SYDNEY (AP) -- Hundreds of Muslims rallied in Sydney on Friday night to protest negative media coverage of Islam and the French magazine Charlie Hebdo's depictions of the Prophet Muhammad.
Police said 14 people were moved on from the rally for breaching the peace. But no one was charged and the event was peaceful.
Some of the 800-strong demonstrators in the Muslim enclave of Lakemba held placards with the slogan "Je suis Muslim," French for "I am Muslim."

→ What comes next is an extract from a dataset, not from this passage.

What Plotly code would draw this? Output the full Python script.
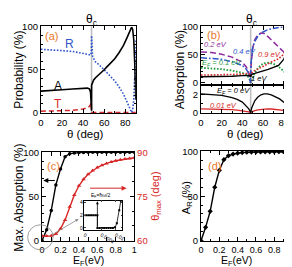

The slogan was a response to Charlie Hebdo's latest front cover that depicts a tearful Prophet Muhammad holding a sign saying "Je suis Charlie." The edition is the first since the Jan. 7 terrorist attack on the satirical publication's Paris office that left 12 dead.
Organizers of the "Our Prophet, Our Honor" rally said it was intended to be "a peaceful and respectful event" to counter negative media coverage of Islam and Charlie Hebdo's lampooning of their Prophet.
Muslim leader Sufyan Badar told the crowd that demonstrations in support of Charlie Hebdo used freedom of speech as a smoke screen for underlying issues.
"In reality, free speech is one of the many political tools that are used to maintain dominance over the Muslims," Badar said.
Earlier, Prime Minister Tony Abbott has used a Sydney radio interview to warn against the rally being used to incite terrorism. He said he hoped few people would attend.